Okimura Blog: Bronze is Still Beautiful

By Lori Okimura | Sept. 10, 2017, 8:43 p.m. (ET)

It came down to the last match of the FIVB Women's World Grand Champions Cup to determine the fate of our U.S. Women's National Team. Not just our last match against Brazil, but the last match of the tournament between Japan and China. In this round-robin format, the win-loss record determined gold, silver and bronze. The USA's win over Japan in five sets on Saturday set up a mathematical tournament victory for China and guaranteed gold medal. Silver hung in the balance between the USA and Brazil, but not far behind in the equation was Japan with the potential to pull an upset for bronze. After a disappointing loss to Brazil, the USA's medal hope was entirely dependent on China beating Japan in the final match. China wins, USA gets bronze. They lose, we lose. No coach in the world will tell you that they are content putting their team's fate in the hands of another.

Watching Karch, Carli and Jordan at the post-match press conference was a sobering moment. I heard them talking about ending the 2017 season with unfulfilled expectations, disappointment and lessons learned for the future. I also heard them talk about making a commitment to use the next several months as the players return to their pro teams to work on things they want to do better when to come back together next summer. And there it was again, that fighting spirit. Although Jordan was disappointed, she remained every bit the professional in answering a reporter's question asking what the USA will do to defend its World Championship next year as Japan hosts the 2018 FIVB Women's World Championship. Her response was perfect in saying that when the times comes to prepare, she and the team will follow a process. Throughout this tournament, Jordan, Carli and the rest of the Olympians have set the tone with their leadership. They are humble and well-spoken, powerful and determined. Equally impressive are the veterans, those whose work in the 2016 Olympic Quad helped the USA achieve one of the most productive Quads with a World Championship, FIVB World Grand Prix Championship and Olympic bronze medal.

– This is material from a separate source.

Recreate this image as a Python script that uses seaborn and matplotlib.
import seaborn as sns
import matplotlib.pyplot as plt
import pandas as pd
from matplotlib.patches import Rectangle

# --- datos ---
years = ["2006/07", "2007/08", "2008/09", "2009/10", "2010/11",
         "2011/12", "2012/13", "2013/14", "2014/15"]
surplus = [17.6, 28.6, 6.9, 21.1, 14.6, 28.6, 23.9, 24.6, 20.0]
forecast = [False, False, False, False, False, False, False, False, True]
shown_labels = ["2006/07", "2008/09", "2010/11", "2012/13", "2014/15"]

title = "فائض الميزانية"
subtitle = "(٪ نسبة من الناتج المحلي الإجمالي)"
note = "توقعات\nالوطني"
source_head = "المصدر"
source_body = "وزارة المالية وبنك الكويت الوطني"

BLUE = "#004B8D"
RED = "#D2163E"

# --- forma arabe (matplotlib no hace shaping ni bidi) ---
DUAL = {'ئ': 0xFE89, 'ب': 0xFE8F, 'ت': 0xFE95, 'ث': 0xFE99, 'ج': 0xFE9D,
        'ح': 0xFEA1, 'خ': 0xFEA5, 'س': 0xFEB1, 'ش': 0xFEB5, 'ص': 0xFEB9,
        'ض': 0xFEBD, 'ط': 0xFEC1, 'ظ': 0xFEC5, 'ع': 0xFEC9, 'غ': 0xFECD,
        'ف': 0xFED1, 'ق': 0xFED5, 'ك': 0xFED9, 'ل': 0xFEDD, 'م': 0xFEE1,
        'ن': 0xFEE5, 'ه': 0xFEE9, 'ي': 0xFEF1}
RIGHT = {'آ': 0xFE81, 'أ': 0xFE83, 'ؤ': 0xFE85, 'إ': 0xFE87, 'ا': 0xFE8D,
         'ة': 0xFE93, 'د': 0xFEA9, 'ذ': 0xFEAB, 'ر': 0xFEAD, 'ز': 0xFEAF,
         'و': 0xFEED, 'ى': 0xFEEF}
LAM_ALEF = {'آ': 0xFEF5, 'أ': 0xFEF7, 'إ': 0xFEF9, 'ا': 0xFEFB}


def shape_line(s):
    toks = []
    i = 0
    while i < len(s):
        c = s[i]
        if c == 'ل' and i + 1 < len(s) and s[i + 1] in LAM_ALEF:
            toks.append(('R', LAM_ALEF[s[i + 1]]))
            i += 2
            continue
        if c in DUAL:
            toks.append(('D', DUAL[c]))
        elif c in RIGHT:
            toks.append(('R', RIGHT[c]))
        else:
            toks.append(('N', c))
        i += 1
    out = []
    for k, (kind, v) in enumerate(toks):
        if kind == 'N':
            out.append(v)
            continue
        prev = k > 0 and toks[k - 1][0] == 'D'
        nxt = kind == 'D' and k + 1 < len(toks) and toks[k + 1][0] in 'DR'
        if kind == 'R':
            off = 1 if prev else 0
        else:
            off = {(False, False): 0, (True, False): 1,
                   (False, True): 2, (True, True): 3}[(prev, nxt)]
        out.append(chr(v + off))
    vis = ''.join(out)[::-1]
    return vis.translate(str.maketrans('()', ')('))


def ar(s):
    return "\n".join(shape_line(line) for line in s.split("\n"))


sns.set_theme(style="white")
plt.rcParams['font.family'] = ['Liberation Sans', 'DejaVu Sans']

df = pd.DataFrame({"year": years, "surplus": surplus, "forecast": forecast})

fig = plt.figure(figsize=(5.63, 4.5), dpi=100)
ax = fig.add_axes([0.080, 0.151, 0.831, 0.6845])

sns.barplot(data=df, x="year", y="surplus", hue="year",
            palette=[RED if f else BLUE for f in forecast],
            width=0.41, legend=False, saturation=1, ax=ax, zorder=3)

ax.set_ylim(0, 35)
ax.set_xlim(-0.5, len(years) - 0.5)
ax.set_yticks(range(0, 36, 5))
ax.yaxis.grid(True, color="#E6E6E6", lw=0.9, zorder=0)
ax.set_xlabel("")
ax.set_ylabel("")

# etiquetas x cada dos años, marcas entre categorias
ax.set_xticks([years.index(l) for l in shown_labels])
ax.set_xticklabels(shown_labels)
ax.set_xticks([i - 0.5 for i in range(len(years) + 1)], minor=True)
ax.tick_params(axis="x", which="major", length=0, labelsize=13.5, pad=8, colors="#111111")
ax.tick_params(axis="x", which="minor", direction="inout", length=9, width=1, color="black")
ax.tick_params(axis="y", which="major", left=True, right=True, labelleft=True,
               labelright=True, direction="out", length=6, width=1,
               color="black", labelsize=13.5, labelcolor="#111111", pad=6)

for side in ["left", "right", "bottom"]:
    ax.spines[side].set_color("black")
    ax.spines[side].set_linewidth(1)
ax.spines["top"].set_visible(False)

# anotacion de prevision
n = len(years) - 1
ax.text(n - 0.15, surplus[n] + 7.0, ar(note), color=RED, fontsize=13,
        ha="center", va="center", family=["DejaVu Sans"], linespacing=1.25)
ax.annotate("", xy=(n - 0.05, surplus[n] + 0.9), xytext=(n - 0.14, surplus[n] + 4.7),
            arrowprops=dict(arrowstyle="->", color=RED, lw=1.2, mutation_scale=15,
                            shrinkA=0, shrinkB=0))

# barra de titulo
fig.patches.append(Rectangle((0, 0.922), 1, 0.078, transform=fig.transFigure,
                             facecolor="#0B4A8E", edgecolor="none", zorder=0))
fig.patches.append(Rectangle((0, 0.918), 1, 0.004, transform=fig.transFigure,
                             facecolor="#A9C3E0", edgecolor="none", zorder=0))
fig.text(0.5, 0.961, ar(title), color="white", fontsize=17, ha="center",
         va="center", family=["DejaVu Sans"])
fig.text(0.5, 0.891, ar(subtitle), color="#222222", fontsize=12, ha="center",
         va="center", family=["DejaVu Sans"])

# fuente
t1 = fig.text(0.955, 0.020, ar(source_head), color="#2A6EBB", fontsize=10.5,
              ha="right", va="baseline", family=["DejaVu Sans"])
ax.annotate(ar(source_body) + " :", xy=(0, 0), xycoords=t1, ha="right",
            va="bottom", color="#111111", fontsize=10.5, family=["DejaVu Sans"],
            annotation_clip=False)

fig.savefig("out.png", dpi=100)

With a 3-1 win over Japan, China secured their place as FIVB Grand Champions Cup gold medalists, with Brazil taking silver and the USA bronze. Not to be overlooked is Team Japan, in rebuilding mode like many teams including the USA who are looking ahead to Tokyo 2020. China's golden girl Zhu Ting was named Most Valuable Player which came with a $25,000 bonus. Jordan earned a $10,000 bonus as Best Outside Hitter, and I am guessing that means she's paying for the sushi dinner tonight? Team captain Carli accepted the third place check for $100,000. It was nice to see the team standing atop the podium, a few of them for the first time. I'm sure it won't be the last.

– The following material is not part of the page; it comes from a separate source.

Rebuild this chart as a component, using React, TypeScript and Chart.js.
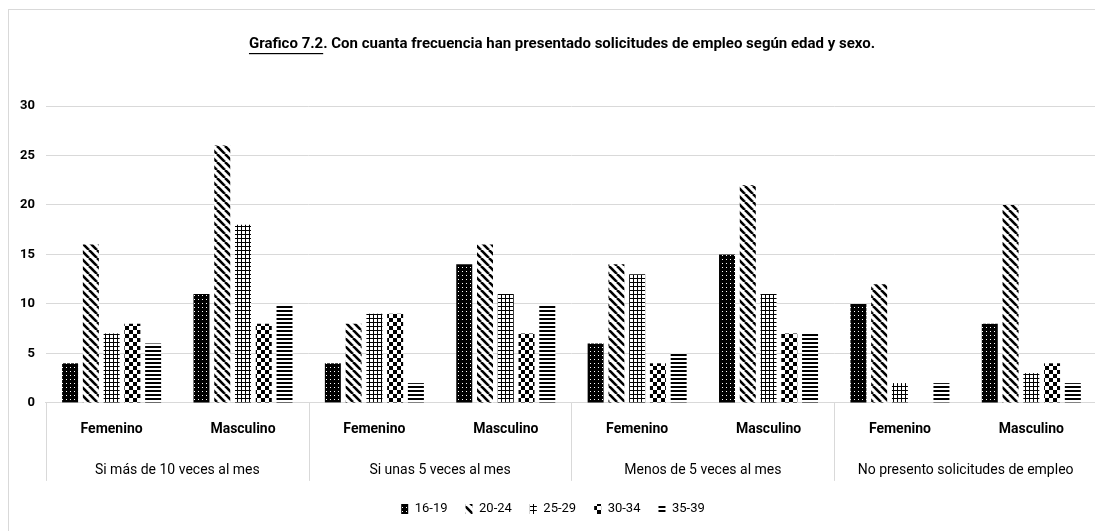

FIVB Women's World Grand Champions Cup. Bronze medalists from the USA!


USA Team Captain Carli Lloyd accepts the $100,000 prize money check for third place.


USA's Jordan Larson named to the FIVB Women's World Grand Champions Cup Dream Team as best outside hitter

Tomorrow morning, the team and staff will spend one last day in Japan. Some will return to the USA, others are making their way to pro teams around the world. Their lives are exciting, and at the same time, exhausting. People have no idea what these women sacrifice to put in the hours of work involved in reaching the podium. Their offices are around the world. Their co-workers are some of the best athletes in pro sports. It's a long road they travel to be part of Team USA. And behind each of them is a team of friends and families helping them along the way. A team of staff including the USA coaches (Karch Kiraly, Marv Dunphy, Tama Miyashiro, Sander Cohen), technical staff (Jeffrey Hicks), sports medicine professionals (Dr. Andrew Gregory, Kara Kessans), and strength & conditioning coach (Jimmy Stitz) who made the trip to Japan and keep things running so smoothly. I'd like to take a moment to thank each of them for being such great ambassadors of USA Volleyball. Safe trip home and see you next summer!


Thank you to the support staff of Team USAV!


Dr. Andrew Gregory, USA Volleyball team doctor, played an important role in keeping Team USA healthy during the FIVB Grand Champions Cup in Japan.


Marv Dunphy, though retired from Pepperdine, assisted Karch at the tournament


Assistant coaches Marv Dunphy and Tama Miyashiro


Always learning, Karch seeks advice from his 1988 Olympic gold medal head coach, Marv Dunphy.


USA Volleyball technical coordinator, Jeffrey Hicks, works with both indoor & sitting national teams evaluating data used by coaches to scout opponents.


USA Volleyball athletic trainer, Kara Kessans, and Dr. Andrew Gregory are a vital part of the team behind the team.